El día uno de julio de mil quinientos veinte, Cortes ordenó romper el cerco. Al principio se hizo en silencio, amparándose en la noche. Pero pronto los centinelas se percataron de la huida y dieron la alarma. Se desencadenó el infierno. Desde los teocallis se comenzaron a tocar los terribles tambores de guerra aztecas. Para colmo, una fortísima lluvia cayó desde el cielo, anegando los canales de la ciudad de Tenochtitlan, la que posteriormente sería Ciudad de México, desde los cuales, los guerreros aztecas atacaban a los que intentaban escapar montados en barcas de guerra, en medio de terribles gritos y aullidos. Nadie distinguía a nadie en la oscuridad y las figuras se desdibujaban por el aguacero. De cuando en cuando, un soldado español era agarrado por manos invisibles y hecho prisionero.

Un destino horrible les aguardaba pues sus corazones serian arrancados en vivo con cuchillos de obsidiana. Cuando llegaron al último puente, ya de alborada, este se encontraba hundido en el fango. Los hombres y los caballos se lanzaron al agua en una huida desordenada y dominada por el pánico. Cortes, Alvarado, sus soldados, sus aliados txaltecas-que estaban hasta los huevos de las barbaridades que los aztecas cometían con ellos-, escribieron páginas y páginas de heroísmo poco común. Aquella noche,  Cortés perdió dos tercios de su ejército y sus aliados las cuatro quintas partes en la noche mas oscura para los conquistadores españoles. Era una derrota total.

Aún así, decidieron que debían de llegar a Txacala, para reponer fuerzas, pero Cuitlahuac, no estaba dispuesto a ello. Cuando los españoles llegaron al valle de Otumba, el ocho de julio, se encontraron con un gran ejército que les aguardaba para darles muerte. Se trataba de unos cincuenta mil guerreros a los que Cortés podía oponer quinientos españoles con dieciséis caballos y cuatro mil aliados indios.
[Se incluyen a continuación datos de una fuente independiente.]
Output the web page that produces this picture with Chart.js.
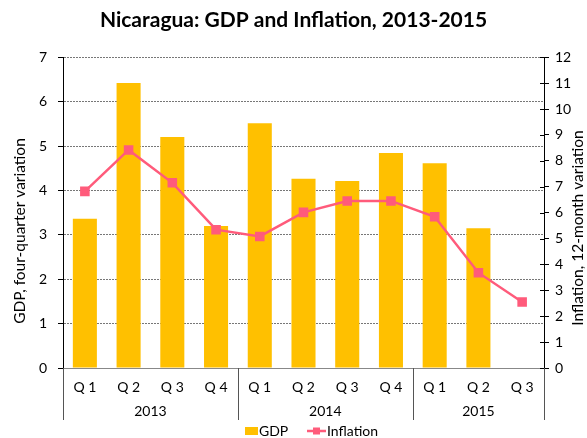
<!DOCTYPE html>
<html>
<head>
<meta charset="utf-8">
<script src="https://cdn.jsdelivr.net/npm/chart.js@4"></script>
<style>
  body { margin: 0; background: #fff; }
  #wrap { width: 587px; height: 438px; }
</style>
</head>
<body>
<div id="wrap"><canvas id="myChart"></canvas></div>
<script>
// data
const quarters = ["Q 1", "Q 2", "Q 3", "Q 4", "Q 1", "Q 2", "Q 3", "Q 4", "Q 1", "Q 2", "Q 3"];
const years = ["2013", "2014", "2015"];
const yearSpans = [4, 4, 3];
const gdp = [3.36, 6.42, 5.2, 3.2, 5.51, 4.26, 4.21, 4.84, 4.61, 3.15, null];
const inflation = [6.82, 8.42, 7.15, 5.34, 5.08, 6.01, 6.45, 6.45, 5.84, 3.68, 2.55];
const gdpTicks = [0, 7];
const inflTicks = [0, 12];

const FONT = "Lato, 'Open Sans', sans-serif";
const BAR = "#FFC000";
const LINE = "#FF5B7B";

// year groups, axis titles, legend
const extras = {
  id: "extras",
  afterDraw(chart) {
    const ctx = chart.ctx;
    const x = chart.scales.x;
    const y1 = chart.scales.y1;
    const area = chart.chartArea;
    ctx.save();

    // separators + year labels
    ctx.strokeStyle = "#555";
    ctx.lineWidth = 1;
    let start = 0;
    const edges = [x.left];
    yearSpans.forEach((n) => {
      const end = start + n;
      const right = end >= quarters.length ? x.right
        : (x.getPixelForValue(end - 1) + x.getPixelForValue(end)) / 2;
      edges.push(right);
      start = end;
    });
    edges.forEach((px) => {
      const xx = Math.round(px) + 0.5;
      ctx.beginPath();
      ctx.moveTo(xx, area.bottom);
      ctx.lineTo(xx, 420);
      ctx.stroke();
    });
    ctx.fillStyle = "#000";
    ctx.font = "14px " + FONT;
    ctx.textAlign = "center";
    ctx.textBaseline = "middle";
    years.forEach((yr, i) => {
      ctx.fillText(yr, (edges[i] + edges[i + 1]) / 2, 411);
    });

    // right axis ticks cross the axis line
    ctx.strokeStyle = "#000";
    y1.ticks.forEach((t) => {
      const yy = Math.round(y1.getPixelForValue(t.value)) + 0.5;
      ctx.beginPath();
      ctx.moveTo(area.right - 4, yy);
      ctx.lineTo(area.right, yy);
      ctx.stroke();
    });

    // axis titles
    ctx.font = "15.5px " + FONT;
    ctx.fillStyle = "#000";
    ctx.save();
    ctx.translate(20, 231);
    ctx.rotate(-Math.PI / 2);
    ctx.fillText("GDP, four-quarter variation", 0, 0);
    ctx.restore();
    ctx.save();
    ctx.translate(578, 228);
    ctx.rotate(-Math.PI / 2);
    ctx.fillText("Inflation, 12-month variation", 0, 0);
    ctx.restore();

    // legend
    ctx.fillStyle = BAR;
    ctx.fillRect(245, 427, 13, 8);
    ctx.fillStyle = "#000";
    ctx.textAlign = "left";
    ctx.font = "14px " + FONT;
    ctx.fillText("GDP", 259, 431);
    ctx.strokeStyle = LINE;
    ctx.lineWidth = 2.5;
    ctx.beginPath();
    ctx.moveTo(307, 431);
    ctx.lineTo(326, 431);
    ctx.stroke();
    ctx.fillStyle = LINE;
    ctx.fillRect(313, 427.5, 7, 7);
    ctx.fillStyle = "#000";
    ctx.fillText("Inflation", 327, 431);
    ctx.restore();
  },
};

new Chart(document.getElementById("myChart"), {
  data: {
    labels: quarters,
    datasets: [
      {
        type: "line",
        label: "Inflation",
        data: inflation,
        yAxisID: "y1",
        borderColor: LINE,
        backgroundColor: LINE,
        borderWidth: 2.5,
        pointStyle: "rect",
        pointRadius: 5,
        tension: 0,
        order: 0,
      },
      {
        type: "bar",
        label: "GDP",
        data: gdp,
        yAxisID: "y",
        backgroundColor: BAR,
        barPercentage: 0.55,
        categoryPercentage: 1,
        order: 1,
      },
    ],
  },
  plugins: [extras],
  options: {
    responsive: true,
    maintainAspectRatio: false,
    animation: false,
    layout: { padding: { top: 0, bottom: 18, left: 0, right: 0 } },
    plugins: {
      legend: { display: false },
      tooltip: { enabled: false },
      title: {
        display: true,
        text: "Nicaragua: GDP and Inflation, 2013-2015",
        color: "#000",
        font: { family: FONT, size: 21, weight: "bold" },
        padding: { top: 8, bottom: 24 },
      },
    },
    scales: {
      x: {
        grid: { display: false },
        border: { color: "#888", width: 1 },
        ticks: { color: "#000", font: { family: FONT, size: 14 }, padding: 3, maxRotation: 0 },
        afterFit: (s) => { s.height = 52; },
      },
      y: {
        position: "left",
        min: gdpTicks[0],
        max: gdpTicks[1],
        ticks: { stepSize: 1, color: "#000", font: { family: FONT, size: 14 }, padding: 11 },
        grid: { color: "#777", tickColor: "#000", tickLength: 5, lineWidth: 1 },
        border: { color: "#000", width: 1, dash: [2, 1] },
        afterFit: (s) => { s.width = 63; },
      },
      y1: {
        position: "right",
        min: inflTicks[0],
        max: inflTicks[1],
        ticks: { stepSize: 1, color: "#000", font: { family: FONT, size: 14 }, padding: 6 },
        grid: { drawOnChartArea: false, tickColor: "#000", tickLength: 5 },
        border: { color: "#000", width: 1 },
        afterFit: (s) => { s.width = 43; },
      },
    },
  },
});
</script>
</body>
</html>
Pero esta batalla es otra historia.

Fuera de la consideración moral que la mentalidad del hombre moderno nos impone, el hecho de que unos cuantos soldados desesperados, fueran capaces de salir del corazón mismo del imperio Azteca-el más poderoso de Mesoamérica-, tras haber tomado prisionero al emperador, asesinado a los nobles y enfrentarse a un ejército diez veces superior a ellos, es digno de las mejores gestas de la humanidad. La retirada nocturna bajo la lluvia, atacados por un enemigo invisible e implacable; da fe de la voluntad de acero y la valentía sin límites de aquellos españoles de hace tantos siglos, que demostraron al mundo que lo imposible es posible si es un soldado español el que lo hace.